そして、母が名古屋から帰宅したときのことです。母が妻に「すっかり世話になったからお礼の電話をしてやってくれ」と命じたのです。
私はさすがに堪忍袋の緒が切れました「いったい、誰が誰にお礼をいう必要がある!」。
私は妻にでも母にでもなく怒鳴っていました。
調子のいい次男の嫁のことだから、下にも置かず母を歓待したのでしょうが、その態度と「一緒に住むのは絶対嫌だ!」という台詞とがどう結びつくのか、私には信じがたく。よほど、そのことを母にぶちまけてやろうかと思ったほどでした。ただそれはそのときも今もできませんでした。
それから20年余も私は母と一緒でしたが、ついに私はこの母が好きにはなれませんでした。家にいるときは暗くて無口なのに、外面だけはいいという性格が許せなかったのです。母を引き取ってからの私の40代50代という時間は、母に苦労させられたという思いが強くあります。
母を引き取った後、2年を待たずして、妻とは母が原因で離婚することになりました。母のほうはと言えば、その間「すまないね」もなければ「世話になるね」もありませんでした。

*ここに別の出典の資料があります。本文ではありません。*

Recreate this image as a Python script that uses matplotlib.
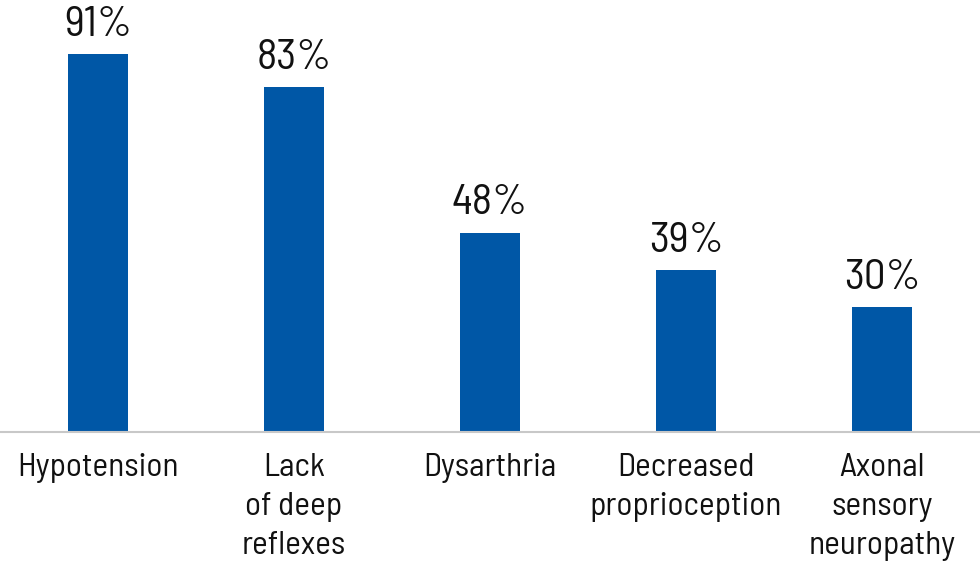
import matplotlib.pyplot as plt

plt.rcParams['font.family'] = ['Barlow Semi Condensed', 'DejaVu Sans']

# Dati
categorie = ['Hypotension', 'Lack\nof deep\nreflexes', 'Dysarthria',
             'Decreased\nproprioception', 'Axonal\nsensory\nneuropathy']
valori = [91, 83, 48, 39, 30]

fig = plt.figure(figsize=(9.8, 5.69), dpi=100)
ax = fig.add_axes([0, 0.2408, 1, 0.730])

x = range(len(categorie))
ax.bar(x, valori, width=0.306, color='#0057A6')

for i, v in zip(x, valori):
    ax.text(i, v + 4.4, f'{v}%', ha='center', va='baseline', fontsize=31, color='#111111')

ax.set_xlim(-0.5, len(categorie) - 0.5)
ax.set_ylim(0, 100)
ax.set_xticks(list(x))
ax.set_xticklabels(categorie, fontsize=24, linespacing=1.4, color='#111111')
ax.tick_params(axis='x', length=0, pad=15)
ax.set_yticks([])

for lato in ['top', 'right', 'left']:
    ax.spines[lato].set_visible(False)
ax.spines['bottom'].set_color('#c8c8c8')
ax.spines['bottom'].set_linewidth(1.5)

fig.savefig('out.png', dpi=100)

けれども、ほんとうに苦労したのは私ではなく離婚した前の妻であり、離婚後数年して一緒になった今の妻です。そんな至極当然のことに今更ながら気づく私。つまり、私が母を軽蔑していたのは、目クソが鼻クソを笑うようなものだったのです。
あるとき、今の妻から「あんたたち親子はよく似ているよ」と言われたとき、愕然としたと同時に妙に納得もしました。この妻は、認知症の始まっていた母の下の世話まで、嫌な顔ひとつせずするような女性です。私はそれだけで頭が上がりません。
母も長男も次男の嫁もすでに他界した現在、すべてが今は昔という感じがして、私もずいぶんと穏やかな毎日を送ることができています。